In anticipation of a busy fall season I had painted my lawnsigns early. My signs were reprised from the campaign four years earlier. In my constant effort to save money I painted over old signs and I tried an experiment. For years I had used heavy hardboard signs but working with them was backbreaking. In recent years light plastic signs have become much more popular. We had ordered such signs (at my insistance) for the Bob Mars write-on campaing in two years before and Bob had offered them to me when the campaign was over. I kept them not knowing whether they could be painted over. I was hopeful because the paint only had to adhere to the plastic for about four weeks.

I ended up painting over thousand signs, mostly by myself although my wife and son helped out on a couple critical occasions. It took two coats of primer on both sides of each sign and a final silk screen on both sides as well. The process left the Mars sign underneath plainly visible. I knew I would get grief about this "sloppiness" but as my campaign was intent on enhancing my reputation by association I was happy to let people make the connection between Bob and me.  

The things I did for my own campaign were generally done at the last possible minute including passing out literature. I was coordinating four campaigns simultaneously. It was not a task for an anal retentive. Fortunatly I thrive on the fly. My general strategy had been planned well in advance but I was quick to make changes day by day as the campaign progressed.

Ultimately I was one of the biggest spenders in the campaign. Running for reelection probably cost me for than two thousand dollars by the time gas, lunches and worn out shoes were accounted for. That's one third of one year's annual stipend as a Duluth School Board member. I also made contributions to my allies campaigns as well.

The editorial endorsement of the Budgeteer? seemed pretty appropriate. While dismissing my opponant they couldn't help but suggest that I was a bit of a problem. Harry "is a little too sharp." was how they put it. A good double entendre although it was not meant as such.

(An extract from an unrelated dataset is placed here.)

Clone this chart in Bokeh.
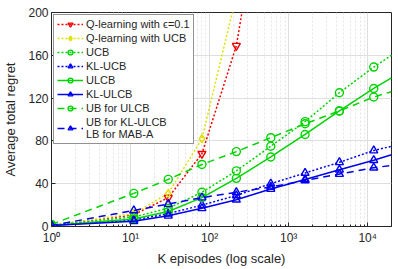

There are local pols who are famously quarrelsom. Tommy Rukavina, John Fedo in his day, Bob Lessard and Irv Anderson. I am however a confirmed peace maker. In fact, one of the things which galled me and sparked me to such efforts in this election was the animus directed at me by people I had worked so hard to cooperate with.

I had met with Frank Wanner half a dozen times in my first two years on the Board despite criticism from my fellow board members for doing so. I had worked mightly to keep the two sides on the board for the last two years from getting in each other's face. I had criticised old allies on the Board when they took pot shots at the new members. I worked hard to protect a succession of school superintendents from the forces which tried to grind them down.

In a column written about me some years before I had said I always viewed myself as being one of the most reasonable people I knew. I think I've lived up to that self characterization. I just don't think its reasonable to let yourself be trampled. In this election I wasn't.

 

 

 

 

 

 

After a long history of diffidence I've also become one of the most confident people in the world so confident that I could pull out a voodoo doll in front of 300 angry teachers and resign my chairmanship with such flamboyance it caught Paul Harvey's attention.

What the heck is the public supposed to make of a stay at home Dad, who lost his teaching job because of incompetence and has spent the last twenty-five years running for political office but losing and the last fourteen years building snow sculptures? In a funny way, I don't care because I know what to make of myself. In a more practical vein I do care, because unless they think enough of me to elect me to office I'll never have the chance to serve them.